_WHAT IS BEING ASKED_
Each line containing the word "chart" must be collected.
╭─ COLLECTED MATERIAL
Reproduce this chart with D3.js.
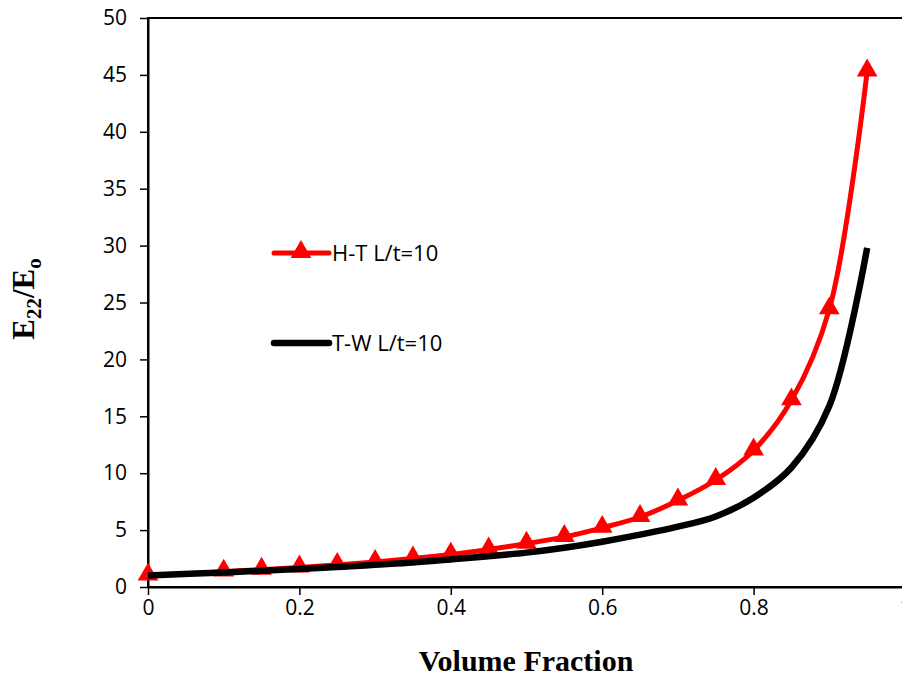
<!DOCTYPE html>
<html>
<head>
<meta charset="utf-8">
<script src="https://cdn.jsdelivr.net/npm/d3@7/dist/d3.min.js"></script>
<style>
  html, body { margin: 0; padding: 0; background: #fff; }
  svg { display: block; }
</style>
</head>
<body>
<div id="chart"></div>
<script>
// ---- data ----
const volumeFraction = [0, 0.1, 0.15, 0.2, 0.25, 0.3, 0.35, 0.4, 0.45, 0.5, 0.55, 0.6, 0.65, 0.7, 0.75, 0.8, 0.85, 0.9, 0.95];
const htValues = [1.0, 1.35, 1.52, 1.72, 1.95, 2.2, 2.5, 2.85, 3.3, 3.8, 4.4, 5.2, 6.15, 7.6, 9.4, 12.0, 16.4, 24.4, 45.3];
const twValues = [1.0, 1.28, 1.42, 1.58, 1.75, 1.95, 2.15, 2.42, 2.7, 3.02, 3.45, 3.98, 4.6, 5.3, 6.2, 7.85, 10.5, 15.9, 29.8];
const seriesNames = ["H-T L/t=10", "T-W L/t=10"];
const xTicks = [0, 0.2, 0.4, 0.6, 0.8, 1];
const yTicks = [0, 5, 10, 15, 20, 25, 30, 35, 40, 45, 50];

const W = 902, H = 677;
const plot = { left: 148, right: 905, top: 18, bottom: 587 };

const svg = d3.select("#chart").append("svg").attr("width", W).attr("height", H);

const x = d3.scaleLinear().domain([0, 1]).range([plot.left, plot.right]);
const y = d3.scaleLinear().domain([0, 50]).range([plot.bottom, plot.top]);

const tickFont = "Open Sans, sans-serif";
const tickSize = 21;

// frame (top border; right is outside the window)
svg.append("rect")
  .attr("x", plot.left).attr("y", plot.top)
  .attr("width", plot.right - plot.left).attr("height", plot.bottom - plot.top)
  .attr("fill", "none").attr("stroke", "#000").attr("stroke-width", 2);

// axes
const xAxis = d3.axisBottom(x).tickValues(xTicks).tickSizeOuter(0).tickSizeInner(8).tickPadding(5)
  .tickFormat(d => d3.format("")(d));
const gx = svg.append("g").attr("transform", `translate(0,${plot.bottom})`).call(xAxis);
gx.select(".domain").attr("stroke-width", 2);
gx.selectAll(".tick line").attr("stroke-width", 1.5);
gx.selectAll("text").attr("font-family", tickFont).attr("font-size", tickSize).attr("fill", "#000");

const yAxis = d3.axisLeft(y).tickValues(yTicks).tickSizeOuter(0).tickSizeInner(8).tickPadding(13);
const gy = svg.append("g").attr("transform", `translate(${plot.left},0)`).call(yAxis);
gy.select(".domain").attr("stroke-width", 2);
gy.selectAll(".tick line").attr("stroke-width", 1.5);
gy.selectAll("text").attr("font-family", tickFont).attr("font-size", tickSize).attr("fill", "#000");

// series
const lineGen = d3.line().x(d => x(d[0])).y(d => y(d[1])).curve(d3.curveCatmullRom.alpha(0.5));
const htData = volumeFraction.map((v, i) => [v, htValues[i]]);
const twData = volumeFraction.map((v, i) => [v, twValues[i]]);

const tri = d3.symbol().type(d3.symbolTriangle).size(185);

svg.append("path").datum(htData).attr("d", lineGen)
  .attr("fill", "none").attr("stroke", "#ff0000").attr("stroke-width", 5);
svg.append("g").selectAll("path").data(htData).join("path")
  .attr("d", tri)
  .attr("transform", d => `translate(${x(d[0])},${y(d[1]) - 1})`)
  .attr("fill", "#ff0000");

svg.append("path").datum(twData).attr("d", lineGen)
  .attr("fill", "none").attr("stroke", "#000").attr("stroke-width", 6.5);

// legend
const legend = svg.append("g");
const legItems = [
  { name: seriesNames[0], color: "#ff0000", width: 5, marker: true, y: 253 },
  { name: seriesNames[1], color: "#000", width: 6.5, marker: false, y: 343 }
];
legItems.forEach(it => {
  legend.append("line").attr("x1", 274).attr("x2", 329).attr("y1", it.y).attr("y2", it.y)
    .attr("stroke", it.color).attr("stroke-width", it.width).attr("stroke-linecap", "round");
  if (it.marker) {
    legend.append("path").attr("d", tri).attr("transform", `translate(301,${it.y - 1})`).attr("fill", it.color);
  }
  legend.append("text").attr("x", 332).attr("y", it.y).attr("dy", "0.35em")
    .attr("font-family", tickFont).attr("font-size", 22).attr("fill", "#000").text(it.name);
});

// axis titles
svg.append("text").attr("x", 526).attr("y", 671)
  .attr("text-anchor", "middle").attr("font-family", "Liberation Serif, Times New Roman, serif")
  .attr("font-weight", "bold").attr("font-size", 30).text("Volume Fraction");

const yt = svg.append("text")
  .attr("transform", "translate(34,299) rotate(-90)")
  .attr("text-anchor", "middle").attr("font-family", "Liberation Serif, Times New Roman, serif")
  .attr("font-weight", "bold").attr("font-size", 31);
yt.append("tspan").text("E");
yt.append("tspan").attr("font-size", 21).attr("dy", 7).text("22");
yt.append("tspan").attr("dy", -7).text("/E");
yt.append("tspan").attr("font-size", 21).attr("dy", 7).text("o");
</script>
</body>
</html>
╰─
_RESULT OF THIS EXERCISE_
Reproduce this chart with D3.js.
<div id="chart"></div>
const svg = d3.select("#chart").append("svg").attr("width", W).attr("height", H);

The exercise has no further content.